A testament to a truly slow news day, Lisa and I (along with Ollie, our Jack Russell Terrier) recently garnered fifteen minutes of fame by way of our picture appearing in the community pages of our local newspaper, the Concord Monitor. Not that we were particularly interesting or newsworthy; the reason for this media attention had more to do with the rather outsized pile of leaves that had been gathered up in front of the parsonage, awaiting pickup by the city of Concord in their annual fall cleanup! Granted, it was a lot of leaves; and I can personally vouch for the fact that getting them blown, raked and pushed to the front of our house required many hours and a fair amount of work: so I also must confess that there’s been at least a small measure of satisfaction in knowing that there is now a photographic record of the effort!
Actually, I have to think that somewhere up in heaven my father is looking down on all this and chuckling. That’s because when I was a kid it was often my responsibility every autumn to do the raking in our yard; and although I prefer to remember that I spent a lot of hours happily doing that chore, in all honesty, I have to say that I spent considerably more time and effort trying to avoid the job altogether! Procrastination was my “A” game in those days, and I remember just how rationally and passionately I would tell my parents how there was absolutely no sense in even starting to rake the front yard until every last leaf had fallen from the huge oak tree that stood there: knowing full well, of course, that said oak tree was always the last one in our neighborhood to shed its foliage; that tree alone could push the job back to at least November!
You can just imagine how well that went over, and soon I’d reluctantly go outside with rake in hand. However, what was at most an afternoon’s job easily stretched into days and sometime weeks as I fooled around, played in the leaves and generally stood idle for as long as I possibly could until darkness fell and I could justifiably say, “Oh, I’ll just finish this tomorrow after school” – or this weekend, or next weekend, or whenever – until inevitably, as is often the case in northern Maine, the snows of November would come early and cover the leaves up until spring, when, of course, they’d be wet, messy and ten time harder to clean up! Needless to say, my father was never thrilled at that prospect; and more than once I recall him sternly warning me that I didn’t get busy in a hurry I’d be raking those leaves even if there was a snowstorm!
Oh, well; I guess most eleven year-olds have a love-hate relationship with the work ethic! However, over time most of us have also come to appreciate the importance, value and essential nature of work (and for more than just a paycheck!). Work can actually be a blessing, a gift of God. It is a means to use our God-given gifts to serve both God and neighbor, and as a way to provide for those we love. It can also be a great source of joy and personal fulfillment; work is often the way we meet people and establish meaningful friendships; and whether that work be that which we do on the job, or in our vocation as a spouse, parent, homeowner or simply that breed of man or woman who’s aptly named “putterer,” our work – and yes, how we do it – goes a long way in defining who we are; not only from our own point of view, but also in the sight of others, and of God!

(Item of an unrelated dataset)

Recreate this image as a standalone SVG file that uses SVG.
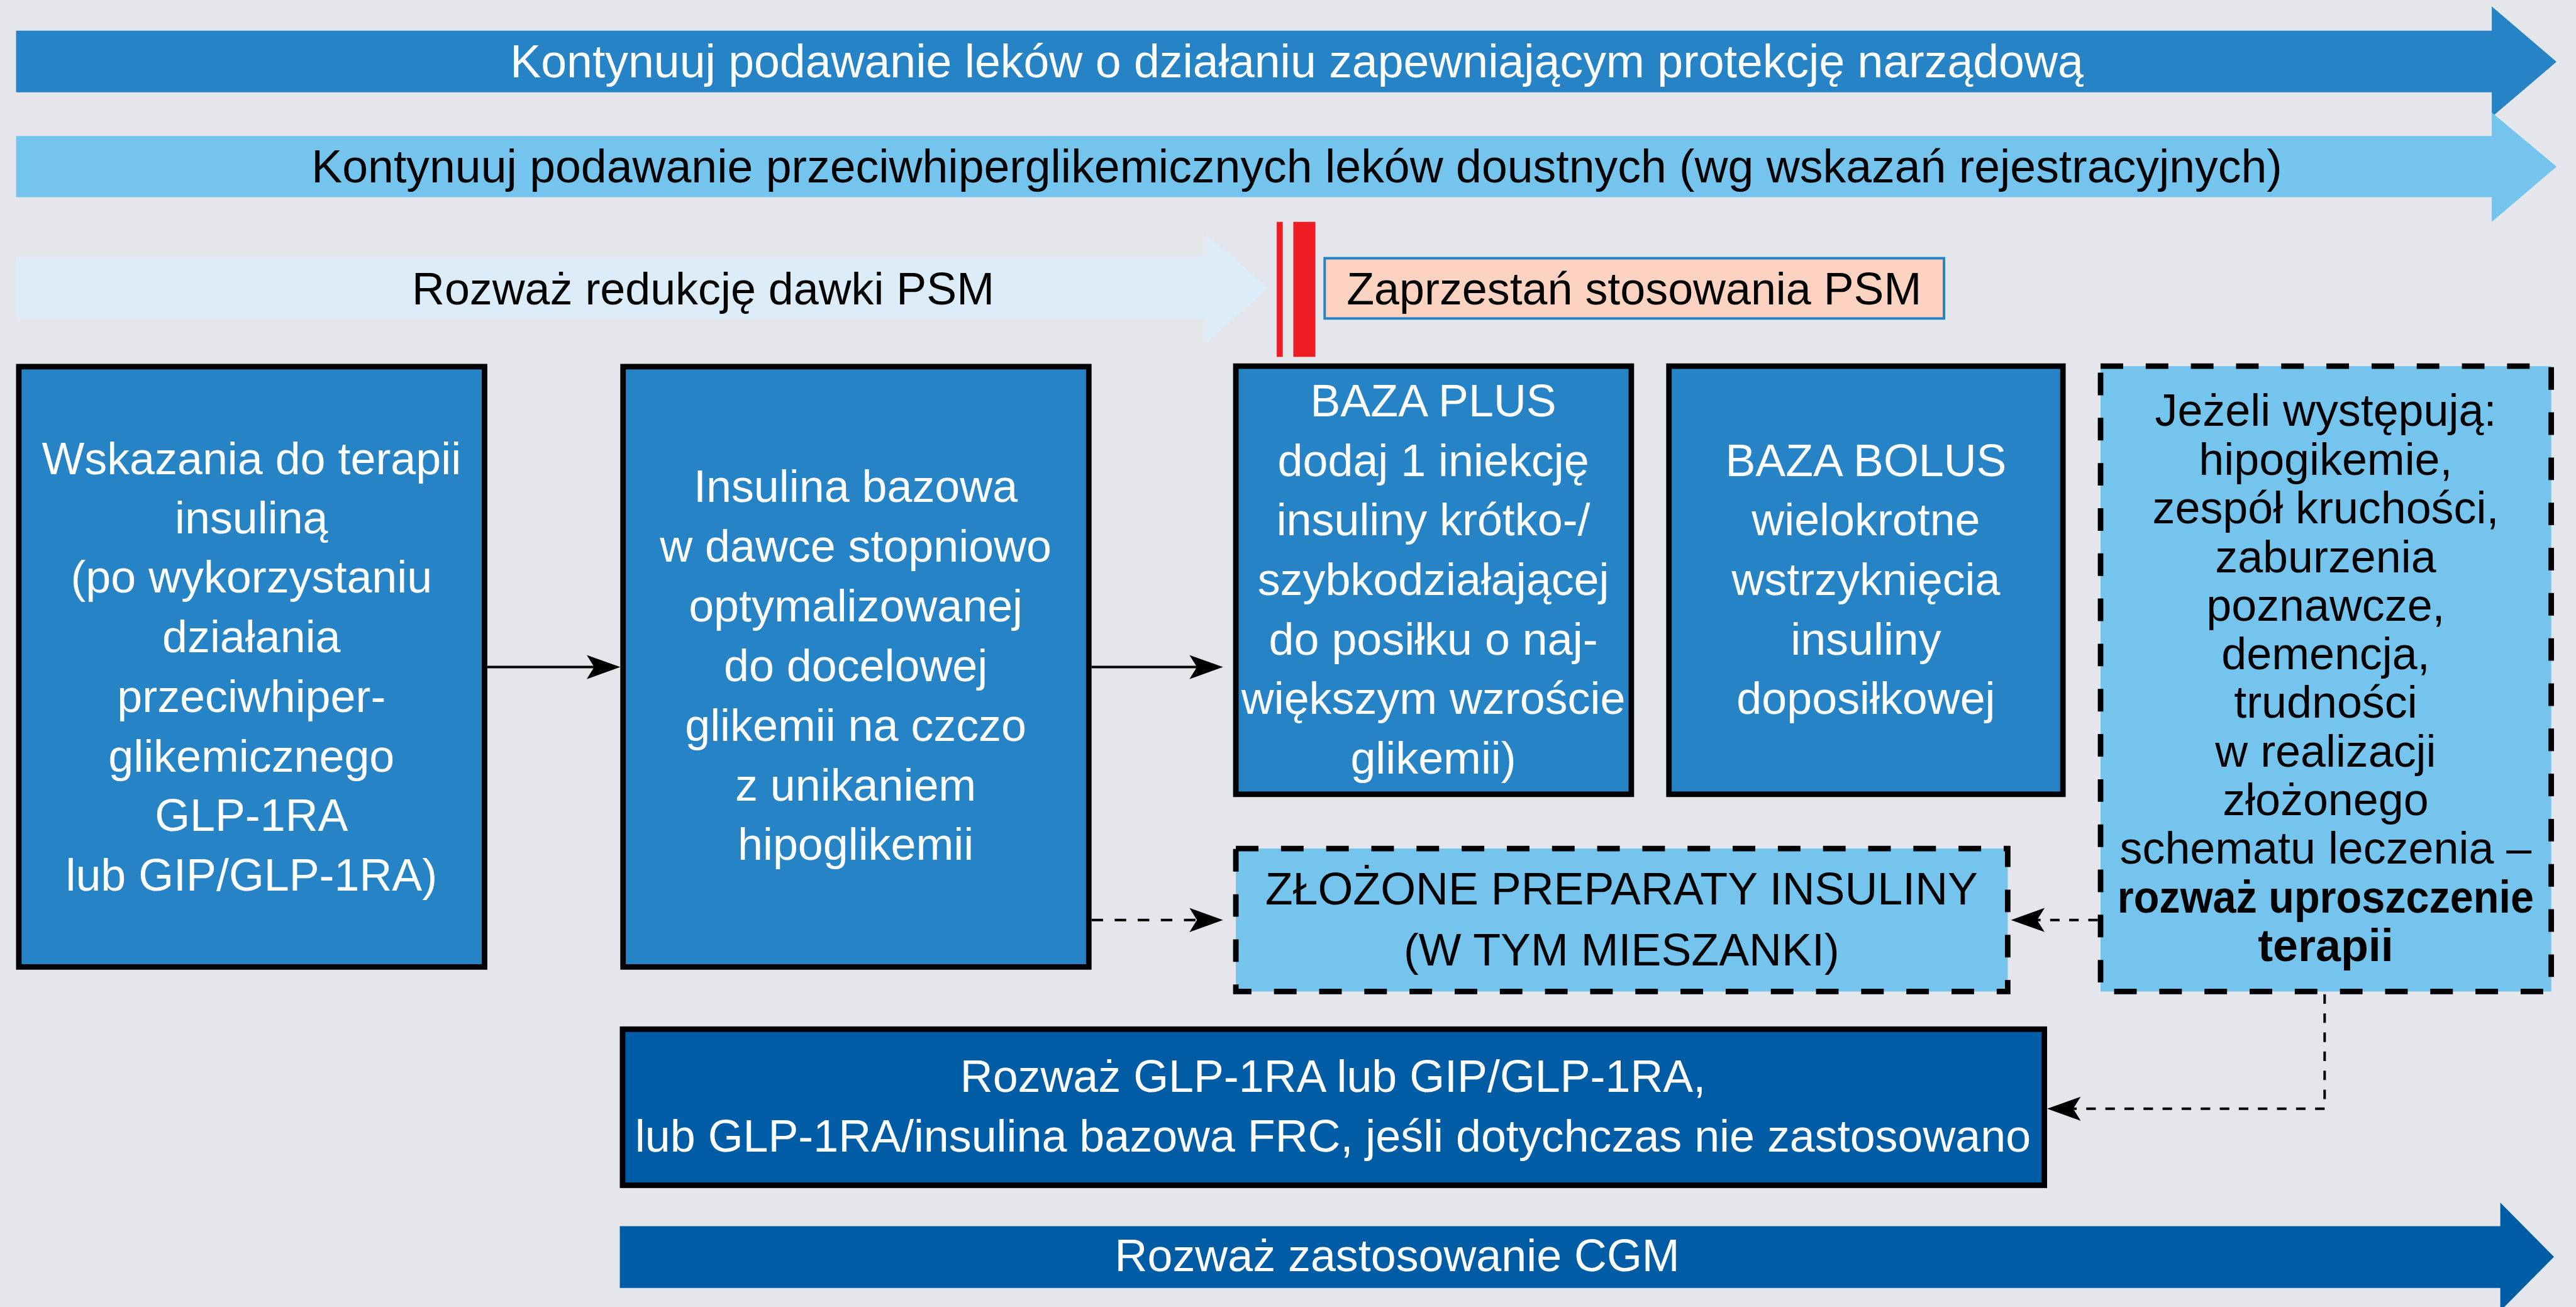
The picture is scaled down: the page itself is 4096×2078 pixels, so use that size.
<svg xmlns="http://www.w3.org/2000/svg" width="4096" height="2078" viewBox="0 0 4096 2078">
<defs>
<style>
text{font-family:"Liberation Sans",Arial,sans-serif;font-size:90px;text-anchor:middle}
.w{fill:#ffffff}
.k{fill:#000000}
.b{font-weight:bold}
.big{font-size:92px}
.box{fill:#2684C6;stroke:#000;stroke-width:11}
.dbox{fill:#74C4ED;stroke:#000;stroke-width:11;stroke-dasharray:45 45}
.con{fill:none;stroke:#000;stroke-width:5}
.d1{stroke-dasharray:23 23}
.d2{stroke-dasharray:19 19}
</style>
<marker id="ah" viewBox="0 -26 70 52" refX="15" refY="0" markerWidth="70" markerHeight="52" markerUnits="userSpaceOnUse" orient="auto">
<path d="M0,-24 L67,0 L0,24 L15,0 Z" fill="#000"/>
</marker>
</defs>
<rect x="0" y="0" width="4096" height="2078" fill="#E4E6EB"/>
<g transform="scale(0.798)">
<g id="band-protekcja">
<polygon points="32,61 4965,61 4965,13 5094,123 4965,233 4965,184 32,184" fill="#2684C6"/>
<text class="w big" x="2584" y="154">Kontynuuj podawanie leków o działaniu zapewniającym protekcję narządową</text>
</g>
<g id="band-doustne">
<polygon points="32,271 4965,271 4965,224 5094,332 4965,442 4965,393 32,393" fill="#74C4ED"/>
<text class="k big" x="2584" y="364">Kontynuuj podawanie przeciwhiperglikemicznych leków doustnych (wg wskazań rejestracyjnych)</text>
</g>
<g id="band-psm">
<polygon points="32,513 2403,513 2403,466 2527,574 2403,683 2403,636 32,636" fill="#DCEDF9"/>
<text class="k" x="1401" y="606">Rozważ redukcję dawki PSM</text>
</g>
<g id="stop-bars">
<rect x="2544" y="442" width="12" height="269" fill="#EE1D24"/>
<rect x="2577" y="442" width="44" height="269" fill="#EE1D24"/>
</g>
<g id="zaprzestan">
<rect x="2639.5" y="514.5" width="1234" height="120" fill="#FCD3C1" stroke="#2684C6" stroke-width="5"/>
<text class="k" x="3256" y="606">Zaprzestań stosowania PSM</text>
</g>
<g id="wskazania">
<rect class="box" x="37.5" y="730.5" width="928" height="1196"/>
<text class="w" x="501" y="945">Wskazania do terapii</text>
<text class="w" x="501" y="1063">insuliną</text>
<text class="w" x="501" y="1181">(po wykorzystaniu</text>
<text class="w" x="501" y="1300">działania</text>
<text class="w" x="501" y="1418">przeciwhiper-</text>
<text class="w" x="501" y="1537">glikemicznego</text>
<text class="w" x="501" y="1655">GLP-1RA</text>
<text class="w" x="501" y="1774">lub GIP/GLP-1RA)</text>
</g>
<g id="insulina-bazowa">
<rect class="box" x="1241.5" y="730.5" width="928" height="1196"/>
<text class="w" x="1705" y="1000">Insulina bazowa</text>
<text class="w" x="1705" y="1119">w dawce stopniowo</text>
<text class="w" x="1705" y="1238">optymalizowanej</text>
<text class="w" x="1705" y="1357">do docelowej</text>
<text class="w" x="1705" y="1476">glikemii na czczo</text>
<text class="w" x="1705" y="1595">z unikaniem</text>
<text class="w" x="1705" y="1713">hipoglikemii</text>
</g>
<g id="baza-plus">
<rect class="box" x="2462.5" y="729.5" width="788" height="853"/>
<text class="w" x="2856" y="830">BAZA PLUS</text>
<text class="w" x="2856" y="949">dodaj 1 iniekcję</text>
<text class="w" x="2856" y="1067">insuliny krótko-/</text>
<text class="w" x="2856" y="1185">szybkodziałającej</text>
<text class="w" x="2856" y="1304">do posiłku o naj-</text>
<text class="w" x="2856" y="1422">większym wzroście</text>
<text class="w" x="2856" y="1541">glikemii)</text>
</g>
<g id="baza-bolus">
<rect class="box" x="3325.5" y="729.5" width="785" height="853"/>
<text class="w" x="3718" y="949">BAZA BOLUS</text>
<text class="w" x="3718" y="1067">wielokrotne</text>
<text class="w" x="3718" y="1185">wstrzyknięcia</text>
<text class="w" x="3718" y="1304">insuliny</text>
<text class="w" x="3718" y="1422">doposiłkowej</text>
</g>
<g id="zlozone">
<rect class="dbox" x="2462.5" y="1690.5" width="1538" height="285"/>
<text class="k" x="3231" y="1802">ZŁOŻONE PREPARATY INSULINY</text>
<text class="k" x="3231" y="1924">(W TYM MIESZANKI)</text>
</g>
<g id="uproszczenie">
<rect class="dbox" x="4185.5" y="729.5" width="898" height="1246"/>
<text class="k" x="4634" y="849">Jeżeli występują:</text>
<text class="k" x="4634" y="946">hipogikemie,</text>
<text class="k" x="4634" y="1043">zespół kruchości,</text>
<text class="k" x="4634" y="1140">zaburzenia</text>
<text class="k" x="4634" y="1237">poznawcze,</text>
<text class="k" x="4634" y="1333">demencja,</text>
<text class="k" x="4634" y="1430">trudności</text>
<text class="k" x="4634" y="1527">w realizacji</text>
<text class="k" x="4634" y="1624">złożonego</text>
<text class="k" x="4634" y="1721">schematu leczenia –</text>
<text class="k b" x="4634" y="1818" textLength="830" lengthAdjust="spacingAndGlyphs">rozważ uproszczenie</text>
<text class="k b" x="4634" y="1915">terapii</text>
</g>
<g id="glp1">
<rect x="1240.5" y="2050.5" width="2833" height="311" fill="#005CA5" stroke="#000" stroke-width="11"/>
<text class="w" x="2656" y="2175">Rozważ GLP-1RA lub GIP/GLP-1RA,</text>
<text class="w" x="2656" y="2295">lub GLP-1RA/insulina bazowa FRC, jeśli dotychczas nie zastosowano</text>
</g>
<g id="band-cgm">
<polygon points="1235,2443 4982,2443 4982,2396 5089,2504 4982,2612 4982,2566 1235,2566" fill="#005CA5"/>
<text class="w" x="2784" y="2533">Rozważ zastosowanie CGM</text>
</g>
<g id="connectors">
<path class="con" d="M971,1329 H1184" marker-end="url(#ah)"/>
<path class="con" d="M2175,1329 H2385" marker-end="url(#ah)"/>
<path class="con d1" d="M2175,1833 H2385" marker-end="url(#ah)"/>
<path class="con d2" d="M4180,1833 H4059" marker-end="url(#ah)"/>
<path class="con d2" d="M4632,1981 V2209 H4131" marker-end="url(#ah)"/>
</g>
</g>
</svg>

Interestingly, in this Sunday’s epistle reading from 2 Thessalonians, Paul has some pretty strong words for those believers “living in idleness, mere busybodies, not doing any work.” (3:11) Apparently, there were those in Thessalonica who had so come to believe that the Kingdom of God was at hand that they’d taken on the attitude that all normal activity had not only become unnecessary, but also irrelevant; many of them had quit their jobs, stopped participating in the life of the community, and generally just sat around waiting for something to happen. It was to the point where many of these Christians had begun to live off the work of others in order to survive; and Paul knew that such behavior could easily destroy the very fabric of this new church. And so when he writes to them regarding all this, his tone is anything but conciliatory; “Anyone unwilling to work should not eat,” (v. 10) and you dare not stand idle!
On the face of it, the words are blunt, and come off sounding unduly harsh; and yet it’s an important reminder to all of us who are tempted, spiritually speaking, to “lean on our rakes” of both the meaning and importance of our shared vocation as Christians; that if we are followers of Jesus Christ; that is, if our identity is found in our relationship with Jesus Christ, then that identity will certainly be manifest in the work we do, which is the work of love and justice, peace and hope done in Christ’s name.
In short, it’s our job; and the thing to remember about this is that the time for work is NOW, not later or at an easier and more convenient time. There is much to be done – indeed, many “leaves” to be gathered together –and we dare not stand idle, for we are the people called to live out the reality of Christ’s presence, love and salvation in this world until that time when Christ returns; so, as Paul urges the Church at Thessalonica, so he urges you and me: work quietly and diligently for the sake of God’s kingdom, earn your own spiritual living, and above all, “do not be weary of doing what is right.”(v.13) To be sure, it’s a lot of work, and it’s bound to take some time and effort; so we’d best get busy.
And it’ll be worth it: just think of the leaf pile we’ll create in the process!